Belgium may invoke 1666 charter to catch fish in UK waters if Brexit negotiations fail
- Belgian fisherman would face being unable to fish along UK coast under No Deal
- But King Charles II granted 50 men of Bruges right to fish UK waters ‘for eternity’
- Flanders has sent a copy of the charter to EU’s chief negotiator Michel Barnier
Belgium will invoke an ancient charter granting its fishermen access to UK waters if Brexit talks fail.
Boris Johnson has threatened to quit negotiations with Brussels if a trade deal is not in sight next week.
No Deal would hit Belgian fisherman because they would face being unable to fish along the UK coast. And yesterday it emerged they are planning to invoke a charter from 1666 giving them eternal access to British waters.
Belgium will invoke an ancient charter granting its fishermen access to UK waters if Brexit talks fail. A fishing vessel is pictured above on the English Channel
‘Our goal is to reach a negotiated deal,’ a spokesman for Flemish fisheries minister Hilde Crevits told Belgian radio.
‘But if we don’t reach a deal, we could invoke the charter. It dates back to 1666 but was confirmed by a UK lawyer in 1820.’
The reference is to a charter by Charles II who granted 50 men of Bruges the right to fish UK waters ‘for eternity’.
Flanders has sent a copy of the charter to Michel Barnier, the EU’s chief negotiator, who has vowed to protect historic fishing rights and coastal communities, according to the Daily Telegraph.

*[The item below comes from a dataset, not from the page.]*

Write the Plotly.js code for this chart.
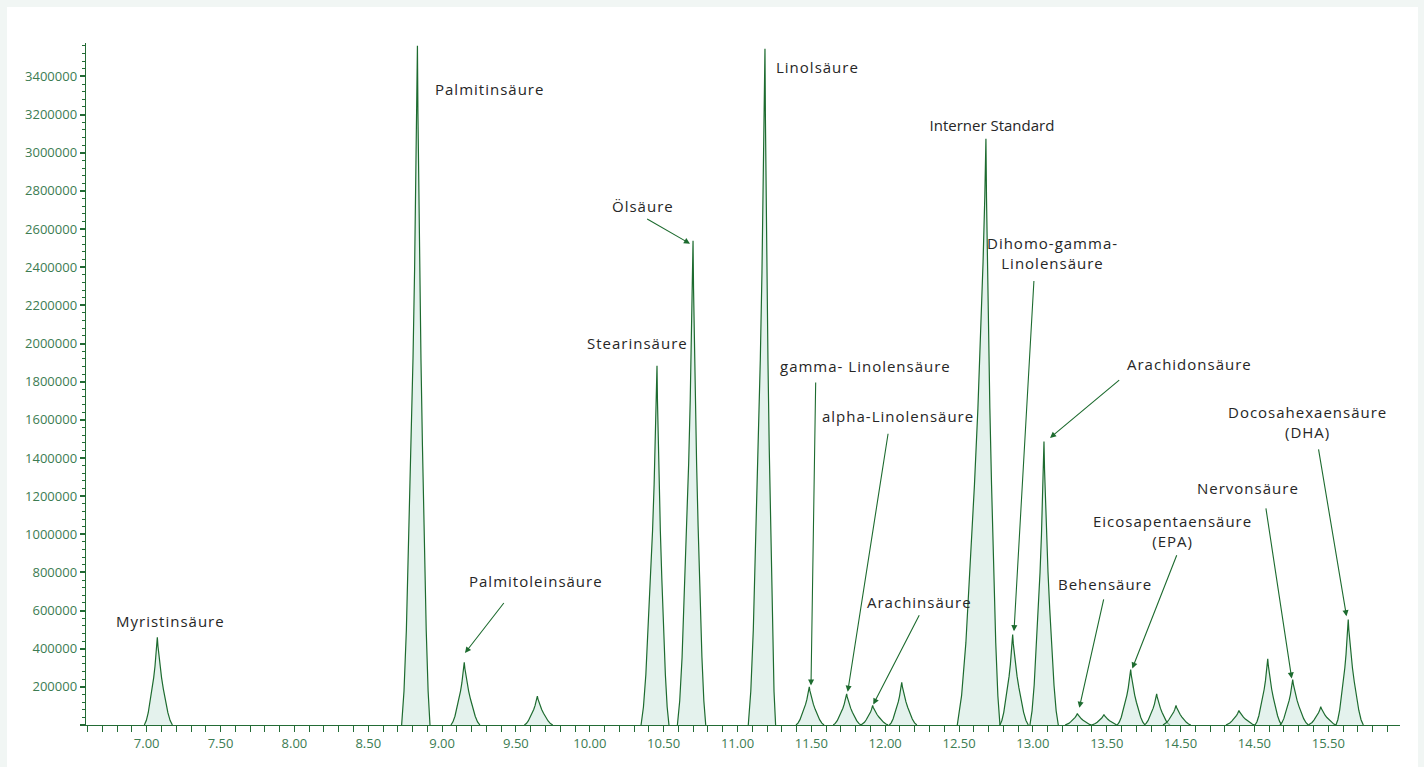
<!DOCTYPE html>
<html>
<head>
<meta charset="utf-8">
<script src="https://cdn.plot.ly/plotly-3.0.1.min.js"></script>
<style>
  html, body { margin: 0; padding: 0; background: #f1f6f4; width: 1424px; height: 767px; overflow: hidden; }
  #chart { position: absolute; left: 7px; top: 7px; width: 1411px; height: 760px; background: #ffffff; }
  .annotation-text { letter-spacing: 1px; }
</style>
</head>
<body>
<div id="chart"></div>
<script>
// ---- data ----
const peakCenters = [7.072, 8.833, 9.150, 9.645, 10.455, 10.699, 11.186, 11.486, 11.739, 11.915, 12.112, 12.682,
                     12.863, 13.075, 13.301, 13.481, 13.662, 13.838, 13.969, 14.395, 14.590, 14.759, 14.949, 15.135];
const peakHeights = [460000, 3561000, 329000, 151000, 1884000, 2539000, 3545000, 200000, 163500, 102000, 224000, 3074000,
                     474000, 1486000, 60000, 55000, 291000, 163500, 102000, 76000, 347000, 238500, 95400, 553000];
const peakLeftWidths  = [0.088, 0.107, 0.090, 0.088, 0.108, 0.106, 0.113, 0.090, 0.091, 0.079, 0.084, 0.194,
                         0.086, 0.095, 0.083, 0.083, 0.091, 0.084, 0.088, 0.088, 0.086, 0.086, 0.084, 0.083];
const peakRightWidths = [0.102, 0.085, 0.106, 0.104, 0.081, 0.086, 0.072, 0.100, 0.097, 0.106, 0.102, 0.095,
                         0.106, 0.097, 0.097, 0.095, 0.097, 0.090, 0.100, 0.108, 0.095, 0.106, 0.104, 0.102];
// shared peak profile (distance from apex as fraction of half width -> fraction of height)
const profileDist   = [0, 0.04, 0.10, 0.18, 0.28, 0.40, 0.55, 0.70, 0.85, 1.00];
const profileHeight = [1, 0.90, 0.79, 0.67, 0.54, 0.41, 0.27, 0.14, 0.05, 0.00];

const xTickVals  = [7, 7.5, 8, 8.5, 9, 9.5, 10, 10.5, 11, 11.5, 12, 12.5, 13, 13.5, 14, 14.5, 15];
const xTickText  = ["7.00","7.50","8.00","8.50","9.00","9.50","10.00","10.50","11.00","11.50","12.00","12.50","13.00","13.50","14.50","14.50","15.50"];
const yTickVals  = [0, 200000, 400000, 600000, 800000, 1000000, 1200000, 1400000, 1600000, 1800000, 2000000, 2200000, 2400000, 2600000, 2800000, 3000000, 3200000, 3400000];
const yTickText  = ["", "200000", "400000", "600000", "800000", "1000000", "1200000", "1400000", "1600000", "1800000", "2000000", "2200000", "2400000", "2600000", "2800000", "3000000", "3200000", "3400000"];

// ---- styling ----
const LINE = '#1d6b2f';
const FILL = 'rgba(206,231,222,0.55)';
const TICKCOL = '#3c7c52';
const AXCOL = '#236b35';
const TEXTCOL = '#262626';

const traces = peakCenters.map((c, i) => {
  const xs = [], ys = [];
  for (let k = profileDist.length - 1; k >= 1; k--) { xs.push(c - profileDist[k] * peakLeftWidths[i]); ys.push(peakHeights[i] * profileHeight[k]); }
  for (let k = 0; k < profileDist.length; k++) { xs.push(c + profileDist[k] * peakRightWidths[i]); ys.push(peakHeights[i] * profileHeight[k]); }
  return { x: xs, y: ys, type: 'scatter', mode: 'lines', fill: 'tozeroy', fillcolor: FILL,
           line: { color: LINE, width: 1.2 }, hoverinfo: 'skip', showlegend: false };
});

// page pixel -> data helpers for annotation placement
const X = px => 7 + (px - 146.7) / 147.7;
const Y = py => (725.5 - py) / 38.16 * 200000;

const labels = [
  ["Myristinsäure", 170.5, 621.5],
  ["Palmitinsäure", 489, 89],
  ["Palmitoleinsäure", 535.5, 581.5],
  ["Stearinsäure", 637, 343.5],
  ["Ölsäure", 642.5, 206.5],
  ["Linolsäure", 817, 67.5],
  ["gamma- Linolensäure", 865, 366.5],
  ["alpha-Linolensäure", 898, 416.5],
  ["Arachinsäure", 919, 602.5],
  ["Interner Standard", 992, 125.5],
  ["Dihomo-gamma-<br>Linolensäure", 1052, 253.5],
  ["Arachidonsäure", 1189, 364.5],
  ["Behensäure", 1105, 584.5],
  ["Eicosapentaensäure<br>(EPA)", 1172.5, 531.5],
  ["Nervonsäure", 1248, 488.5],
  ["Docosahexaensäure<br>(DHA)", 1307, 422.5]
];
// arrows: [tailX, tailY, headX, headY] in page pixels
const arrows = [
  [505, 602, 465, 653.5],
  [645.7, 218.5, 690, 244],
  [815.7, 381.5, 811, 686],
  [888.3, 432.7, 847.7, 692.3],
  [920, 614.3, 873.3, 705],
  [1034, 280, 1014, 631.7],
  [1120.7, 379.3, 1050, 438.3],
  [1104, 598.3, 1079.3, 708.3],
  [1177.3, 554.3, 1132.3, 669],
  [1265.7, 507.3, 1291.7, 679],
  [1318.3, 448.3, 1346.5, 616.7]
];

const annotations = labels.map(l => ({
  text: l[0], x: X(l[1]), y: Y(l[2]), xref: 'x', yref: 'y', showarrow: false,
  xanchor: 'center', yanchor: 'middle', font: { family: 'Open Sans', size: 15, color: TEXTCOL }
})).concat(arrows.map(a => ({
  text: '', x: X(a[2]), y: Y(a[3]), xref: 'x', yref: 'y', showarrow: true,
  ax: a[0] - a[2], ay: a[1] - a[3], arrowhead: 2, arrowsize: 1.1, arrowwidth: 1.1, arrowcolor: LINE, standoff: 0
})));

const layout = {
  width: 1411, height: 760,
  margin: { l: 79, r: 18, t: 36.3, b: 41.5 },
  paper_bgcolor: '#ffffff', plot_bgcolor: '#ffffff',
  font: { family: 'Open Sans', size: 13, color: TICKCOL },
  showlegend: false,
  xaxis: {
    range: [X(86), X(1400)], showgrid: false, zeroline: false,
    showline: true, linecolor: AXCOL, linewidth: 1.3,
    tickmode: 'array', tickvals: xTickVals, ticktext: xTickText,
    ticks: 'outside', ticklen: 6, tickwidth: 1, tickcolor: AXCOL,
    tickfont: { family: 'Open Sans', size: 13, color: TICKCOL },
    minor: { tick0: 6.7, dtick: 0.1, ticks: 'outside', ticklen: 6, tickwidth: 1, tickcolor: AXCOL, showgrid: false }
  },
  yaxis: {
    range: [0, Y(43.3)], showgrid: false, zeroline: false,
    showline: true, linecolor: AXCOL, linewidth: 1.3,
    tickmode: 'array', tickvals: yTickVals, ticktext: yTickText,
    ticks: 'outside', ticklen: 5, tickwidth: 2, tickcolor: AXCOL,
    tickfont: { family: 'Open Sans', size: 13, color: TICKCOL },
    minor: { tick0: 0, dtick: 40000, ticks: 'outside', ticklen: 3, tickwidth: 1, tickcolor: AXCOL, showgrid: false }
  },
  annotations: annotations
};

Plotly.newPlot('chart', traces, layout, { displayModeBar: false, staticPlot: true }).then(gd => {
  gd.querySelectorAll('.annotation-text').forEach(t => {
    if (t.textContent === 'Interner Standard') t.style.letterSpacing = '0px';
  });
});
</script>
</body>
</html>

The European Commission said it had received and would reply to the letter but refused to comment further.
The reference is to a charter by Charles II who granted 50 men of Bruges the right to fish UK waters ‘for eternity’
A UK Government spokesman said: ‘We suspect that the United Nations Convention for the Law of the Sea might supersede this charter.’
Face-to-face discussions on a trade deal were held between Mr Barnier and UK negotiator David Frost yesterday without any breakthrough.
A Downing Street spokesman said: ‘We have had useful discussions this week.
‘Progress has been made in some areas, however there still remains differences on some important issues. We continue to want a free trade agreement but it is important we can agree on some issues.’